Now add some gorilla mind control, suitmation, miniature sets, and titanic battles between giants and you get an unforgettable epic (even if you want to forget it). The result is a film that fits somewhere between the original and a Godzilla film. Visually speaking the film is pure Godzilla-style and a credit to the Kaiju films of its day. While not as polished as some modern Kaiju films no Kaiju library should be without one. The dubbed dialogue actually adds to some of the fun as the villain gloats and compares the two Kongs. Check it out. "
Ooooo, a bit shaky, but not the worst of Kong flicks....
Jerry C. Lewey | Everywhere | 03/27/2007
(3 out of 5 stars)
"Let me be frank here, I'm not dogging the film really, it's just, it was EXTREMELY CHEESEY, which makes it great in a sense. And I love all 'Zilla flicks to include "Rodan", "Mothra", this one and whatever else Toho did. But this costume was really bad. His eyes were as blank as a piece of printer paper, and his posture had me literally laughing out loud. One scene in particular stands out. When he comes out of the cave and looks up at an airplane or chopper I think.
Also, he seemed a bit smaller than in Godzilla vs. King Kong. The scale-job done on this is pretty pitiful, which again makes it even more fun to watch I guess because you can't take this movie seriously like you would "Green Mile" "Schindler's List" or "Silence of the Lambs". I recommend this because I think anyone's kids would love this, as I did growing up watching all of the Godzilla flicks or just an old fan like myself.
It is better entertainment than the newest installment done by Peter Jackson and maybe more entertaining than the 1933 version simply because it is a bit slow and depressing by the end of it. I do sort of have a closet liking to the 1976 version the best of all King Kong movies. This might be a distant second or third. I own it, so should you if you like the old Godzilla movies from the 50's, 60's, and 70's."

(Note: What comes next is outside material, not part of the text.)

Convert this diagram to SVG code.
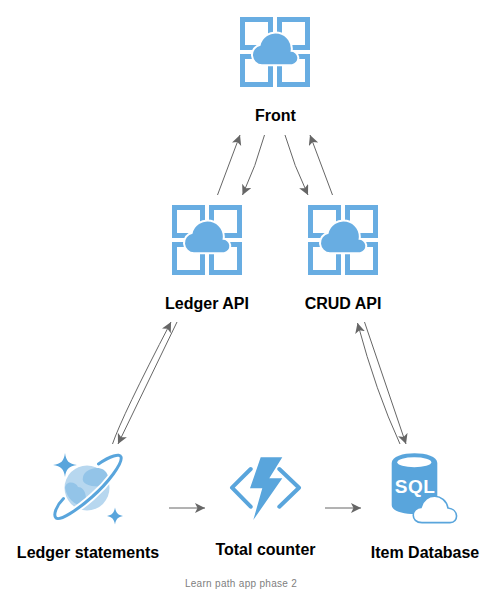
<svg xmlns="http://www.w3.org/2000/svg" xmlns:xlink="http://www.w3.org/1999/xlink" width="494" height="594" viewBox="0 0 494 594">
<style>
.lbl{font-family:"Liberation Sans",Arial,sans-serif;font-size:16px;font-weight:bold;fill:#000;text-anchor:middle}
.cap{font-family:"Liberation Sans",Arial,sans-serif;font-size:10px;letter-spacing:.3px;fill:#808080;text-anchor:middle}
.c{fill:none;stroke:#666;stroke-width:1;marker-end:url(#ah)}
.fr{fill:none;stroke:#68ade2;stroke-width:5}
</style>
<defs>
<marker id="ah" markerUnits="userSpaceOnUse" markerWidth="12" markerHeight="12" refX="10" refY="5" orient="auto"><path d="M0 0L10 5L0 10L2.500 5Z" fill="#666"/></marker>
<g id="app">
<rect class="fr" x="242.500" y="19.500" width="28" height="28"/>
<rect class="fr" x="279.500" y="19.500" width="28" height="28"/>
<rect class="fr" x="242.500" y="56.500" width="28" height="28"/>
<rect class="fr" x="279.500" y="56.500" width="28" height="28"/>
<path d="M262 64.300A9.400 9.400 0 0 1 260.500 45.700A15 15 0 0 1 290.500 51.800A6.300 6.300 0 0 1 292 64.300Z" fill="#68ade2" stroke="#fff" stroke-width="4" paint-order="stroke"/>
</g>
</defs>
<g id="connectors">
<path class="c" d="M217.500 195L240 135"/>
<path class="c" d="M264.500 135Q256 166 242.500 195"/>
<path class="c" d="M285 135Q294 166 308 195"/>
<path class="c" d="M332.500 195L310 135"/>
<path class="c" d="M112.500 444Q122 416 171 322"/>
<path class="c" d="M177 322L118 444"/>
<path class="c" d="M400 444Q376 392 357.500 323"/>
<path class="c" d="M364.500 322L406 444"/>
<path class="c" d="M169 508H205"/>
<path class="c" d="M325 508H361"/>
</g>
<g id="front"><use xlink:href="#app" href="#app"/><text class="lbl" x="275.500" y="120.500">Front</text></g>
<g id="ledger-api"><use xlink:href="#app" href="#app" x="-68" y="188"/><text class="lbl" x="207" y="308.500">Ledger API</text></g>
<g id="crud-api"><use xlink:href="#app" href="#app" x="68" y="188"/><text class="lbl" x="343" y="308.500">CRUD API</text></g>
<g id="ledger-statements">
<circle cx="87" cy="488" r="22.500" fill="#b7d7ef"/>
<path d="M83 477C85 468 104 463 108 476C110 479 109 482 108 485C100 488 80 487 83 477Z" fill="#93c4e8"/>
<path d="M65 488C66 480 76 482 78 487C86 487 88 500 84 507C74 505 67 498 65 488Z" fill="#93c4e8"/>
<path d="M122 458C122 464 108 483 92 497C76 511 60 521 56 518" fill="none" stroke="#fff" stroke-width="7"/>
<path d="M98.500 464C110 456 120 453 121 457C123 463 108 483 92 497C76 511 60 521 56 518C53 515 56 506 63.500 498.500" fill="none" stroke="#59a5dc" stroke-width="3" stroke-linecap="round"/>
<path d="M65 453C66 461 69 464 77 465C69 466 66 469 65 477C64 469 61 466 53 465C61 464 64 461 65 453Z" fill="#59a5dc"/>
<path d="M115 507.500C116 513 118 515 123 516C118 517 116 519 115 524.500C114 519 112 517 107 516C112 515 114 513 115 507.500Z" fill="#59a5dc"/>
<text class="lbl" x="88" y="558">Ledger statements</text>
</g>
<g id="total-counter">
<path d="M250.700 469L232 487.700L250.700 506.700M279.300 469L299 487.700L279.300 506.700" fill="none" stroke="#59a5dc" stroke-width="4" stroke-linecap="round" stroke-linejoin="round"/>
<path d="M260.700 457.300H282.300L269.300 478.300H282.300L253.300 520L262.300 488.300H250Z" fill="#59a5dc"/>
<text class="lbl" x="265.500" y="555">Total counter</text>
</g>
<g id="item-database">
<path d="M391.700 463C391.700 450 437.300 450 437.300 463V505C437.300 517 391.700 517 391.700 505Z" fill="#59a5dc"/>
<ellipse cx="414.300" cy="462.300" rx="17" ry="5" fill="#fff"/>
<text x="415" y="493" font-family="'Liberation Sans',Arial,sans-serif" font-size="19" font-weight="bold" fill="#fff" text-anchor="middle" letter-spacing=".5">SQL</text>
<path d="M422 522.600C410 522.600 411 508 421 507.500C425 492 445 493 448 508C459 509 459 522.600 450 522.600Z" fill="#fff" stroke="#59a5dc" stroke-width="1.600"/>
<text class="lbl" x="425" y="558">Item Database</text>
</g>
<text class="cap" x="241" y="587">Learn path app phase 2</text>
</svg>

A. Griffiths | London | 01/22/2009
(4 out of 5 stars)
"I've been trawling through the very worst of the King Kong wannabe movies that the world has produced and I am glad to say that this one is a real hoot. It's lots of fun to watch if you don't take it seriously and just enjoy the silliness.
The plot is pretty daft to say the least. An evil genius called Dr Who has created a robot King Kong which he intends to put to work excavating a rare ore called "Element X", at the request of a mysterious ambassador from an unnamed "certain country", who is willing to pay hefty sums of money for it. At the same time, a UN submarine runs into trouble (I forget why) and the crew find themselves on a remote island called Mondo island, which just happens to be the home of the REAL King Kong. Dr Who finds all this out somehow (I forget that bit too) and decides to capture Kong to take over the digging work from the robot Kong who has somehow malfunctioned. It's then action all the way as the UN crew try to thwart the evil Dr Who and the two Kongs fight it out together over Tokyo.

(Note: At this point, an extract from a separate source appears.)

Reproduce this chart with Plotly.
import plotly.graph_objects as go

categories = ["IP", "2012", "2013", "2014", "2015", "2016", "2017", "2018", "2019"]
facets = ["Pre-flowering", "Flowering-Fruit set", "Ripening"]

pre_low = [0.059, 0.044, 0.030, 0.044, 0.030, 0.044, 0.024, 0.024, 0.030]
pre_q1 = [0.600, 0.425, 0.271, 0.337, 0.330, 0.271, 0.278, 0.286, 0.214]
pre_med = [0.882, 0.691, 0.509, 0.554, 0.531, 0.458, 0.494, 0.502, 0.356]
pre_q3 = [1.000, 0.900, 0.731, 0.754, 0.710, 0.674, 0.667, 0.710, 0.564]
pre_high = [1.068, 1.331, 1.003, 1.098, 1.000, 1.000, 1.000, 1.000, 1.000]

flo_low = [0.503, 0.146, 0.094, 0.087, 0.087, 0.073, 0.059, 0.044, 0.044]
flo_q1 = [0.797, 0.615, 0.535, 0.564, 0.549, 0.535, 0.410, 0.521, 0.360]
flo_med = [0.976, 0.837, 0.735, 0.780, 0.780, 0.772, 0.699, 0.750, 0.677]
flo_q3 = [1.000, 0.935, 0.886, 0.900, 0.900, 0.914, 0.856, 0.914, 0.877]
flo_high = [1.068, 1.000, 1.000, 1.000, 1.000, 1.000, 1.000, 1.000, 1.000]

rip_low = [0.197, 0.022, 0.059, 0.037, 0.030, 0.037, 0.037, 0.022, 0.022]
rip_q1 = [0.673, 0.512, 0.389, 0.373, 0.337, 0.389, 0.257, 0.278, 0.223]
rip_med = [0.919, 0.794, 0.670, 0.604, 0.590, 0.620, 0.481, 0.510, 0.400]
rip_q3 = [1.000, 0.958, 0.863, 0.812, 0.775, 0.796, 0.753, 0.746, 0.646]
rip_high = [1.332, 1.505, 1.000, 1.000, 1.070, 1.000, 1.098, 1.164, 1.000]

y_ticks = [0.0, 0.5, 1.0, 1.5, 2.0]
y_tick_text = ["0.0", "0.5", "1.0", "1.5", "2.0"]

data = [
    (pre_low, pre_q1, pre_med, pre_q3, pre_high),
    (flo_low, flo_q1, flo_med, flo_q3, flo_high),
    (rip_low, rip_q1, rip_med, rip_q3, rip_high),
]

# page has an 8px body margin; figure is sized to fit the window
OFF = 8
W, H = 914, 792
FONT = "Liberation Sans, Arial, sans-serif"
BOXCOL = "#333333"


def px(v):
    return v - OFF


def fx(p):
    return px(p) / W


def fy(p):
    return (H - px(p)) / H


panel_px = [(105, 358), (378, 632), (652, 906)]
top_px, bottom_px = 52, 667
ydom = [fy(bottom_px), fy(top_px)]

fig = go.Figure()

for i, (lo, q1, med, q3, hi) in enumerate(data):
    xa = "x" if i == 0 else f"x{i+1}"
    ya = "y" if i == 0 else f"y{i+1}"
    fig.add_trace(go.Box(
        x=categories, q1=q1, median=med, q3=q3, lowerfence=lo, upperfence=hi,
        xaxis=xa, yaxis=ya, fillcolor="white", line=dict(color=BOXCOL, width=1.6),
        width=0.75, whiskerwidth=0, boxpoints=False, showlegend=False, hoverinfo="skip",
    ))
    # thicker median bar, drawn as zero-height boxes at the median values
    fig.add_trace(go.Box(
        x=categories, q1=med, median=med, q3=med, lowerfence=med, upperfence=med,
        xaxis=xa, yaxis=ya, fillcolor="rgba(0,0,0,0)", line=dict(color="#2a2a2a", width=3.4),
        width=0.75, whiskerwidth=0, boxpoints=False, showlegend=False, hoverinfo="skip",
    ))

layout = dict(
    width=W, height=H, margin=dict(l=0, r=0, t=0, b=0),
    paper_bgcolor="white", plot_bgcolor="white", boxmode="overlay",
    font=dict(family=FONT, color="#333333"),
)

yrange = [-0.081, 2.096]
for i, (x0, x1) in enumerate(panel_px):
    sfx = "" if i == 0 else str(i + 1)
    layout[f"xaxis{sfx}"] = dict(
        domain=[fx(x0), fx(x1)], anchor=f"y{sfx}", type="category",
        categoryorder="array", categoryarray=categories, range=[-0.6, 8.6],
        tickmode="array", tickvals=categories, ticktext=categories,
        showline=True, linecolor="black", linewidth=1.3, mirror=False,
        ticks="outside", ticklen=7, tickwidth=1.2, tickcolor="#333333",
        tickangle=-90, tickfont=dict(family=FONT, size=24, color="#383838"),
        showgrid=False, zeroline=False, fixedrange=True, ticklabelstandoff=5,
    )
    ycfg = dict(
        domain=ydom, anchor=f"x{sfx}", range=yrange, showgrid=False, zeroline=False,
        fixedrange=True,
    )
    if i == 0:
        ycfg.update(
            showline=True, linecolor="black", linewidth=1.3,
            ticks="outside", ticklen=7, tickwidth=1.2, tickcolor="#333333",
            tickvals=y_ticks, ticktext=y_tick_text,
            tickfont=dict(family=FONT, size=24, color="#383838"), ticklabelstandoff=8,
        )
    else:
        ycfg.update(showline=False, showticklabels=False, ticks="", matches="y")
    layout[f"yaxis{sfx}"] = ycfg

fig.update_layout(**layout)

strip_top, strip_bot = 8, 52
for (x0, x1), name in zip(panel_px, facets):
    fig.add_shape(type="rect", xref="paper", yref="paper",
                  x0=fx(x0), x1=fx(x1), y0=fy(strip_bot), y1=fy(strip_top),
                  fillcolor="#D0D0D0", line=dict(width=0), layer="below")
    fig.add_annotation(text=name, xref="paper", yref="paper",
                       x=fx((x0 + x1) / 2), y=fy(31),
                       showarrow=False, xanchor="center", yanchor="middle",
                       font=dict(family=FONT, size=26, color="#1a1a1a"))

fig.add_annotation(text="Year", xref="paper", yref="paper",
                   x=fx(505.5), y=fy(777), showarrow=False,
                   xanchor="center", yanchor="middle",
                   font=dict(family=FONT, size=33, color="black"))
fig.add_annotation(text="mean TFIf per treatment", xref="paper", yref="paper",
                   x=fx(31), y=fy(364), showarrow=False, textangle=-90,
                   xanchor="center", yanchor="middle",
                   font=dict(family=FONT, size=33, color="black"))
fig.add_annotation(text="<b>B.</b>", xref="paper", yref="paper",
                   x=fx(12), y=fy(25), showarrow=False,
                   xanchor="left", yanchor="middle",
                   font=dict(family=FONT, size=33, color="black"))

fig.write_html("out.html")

Well as you can probably tell, the plot didn't make enough sense for me to remember the details, in fact it has massive holes in logic all over the place. But the fun comes from the big monkey antics of course, and there are plenty of these. You better realise up front that the King Kong you will see here is light years away from a realistic looking gorilla. With a big lumpy suit, an immobile plasticky looking head and seams showing all over the fur costume, this Kong is a laugh a minute. But I don't wish to completely insult him - despite his big glassy eyes (complete with papery eyelids that actually blink!) and fang filled mouth, this Kong actually has real character. I don't know why, but I found him a pleasure to watch in every scene. Certainly a hell of a lot better than the monkey mistakes in films like "A*P*E", "The Mighty Gorga", "King Kong Lives" or "The Mighty Peking Man" (oh yes, I've seen them all!), this might be down to the skills of the guy in the costume because as crazy as it sounds, I actually believed this Kong had a real personality. Albeit a dopey and easily confused one.

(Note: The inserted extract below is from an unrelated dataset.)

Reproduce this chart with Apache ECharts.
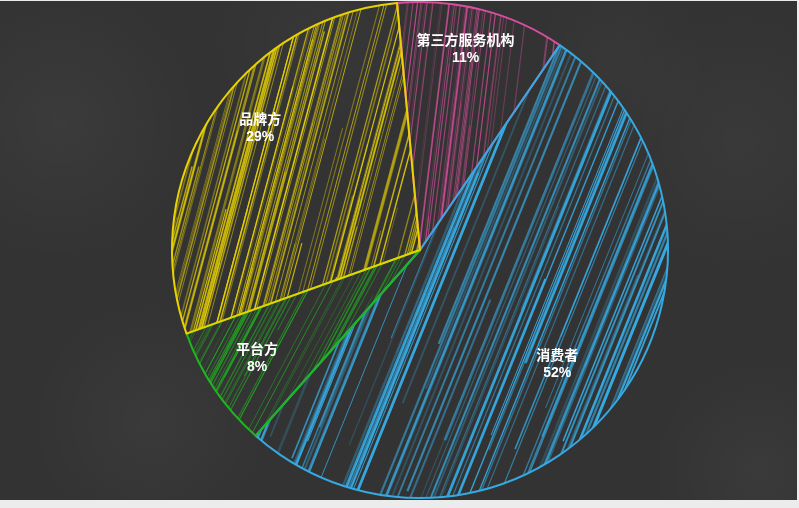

But anyway, lets move on to other highlights of the film. Sadly, "King Kong Escapes" does not even TRY to deviate from all the cliches that these wannabe films seem to keep re-using. Witness if you will, Kong saving the heroine from a T-Rex, placing her in a tree while he battles the monster, and killing it by pulling it's jaw apart. Watch as Kong scales a tall tower in the final, with the heroine, again perched precariously on the high ledge. I mean, come on! It really can't be that hard to think up something new!
The ridiculous script is what really annoyed me. Several times the heros are captured by Dr Who and imprisoned, then let go, then rounded up again, then left to escape, then chased again, while the mysterious ambassador from a "certain country" swaps loyalties between Dr Who and the good guys but is left entirely free to do as she pleases in the Who compound, simply releasing our heros when she feels like it. In one crazy scene, the Who crew even leave the keys to the prisoners handcuffs lying on a table and the cell door wide open - convenient eh? The dialogue is also laughable - the dubbing doesn't help, and many of the lines that the actors are reading out are pure nonsense. And poor Linda Miller, who plays the heroine (and Kong's love interest, naturally) has the worst possible voice for a female lead, seemingly dubbed by Chuckie from "Rugrats"!
But it all adds up to silly fun and certainly never gets boring. Even in the slightly duller moments you can marvel at Dr Who's disgusting brown, gappy teeth (can't evil genius's afford dentists?) and the kitsch 60's fashions (Linda Miller's outfits are pretty cool - some submarine doctor's uniform that is!). I enjoyed this a lot and I think others will too."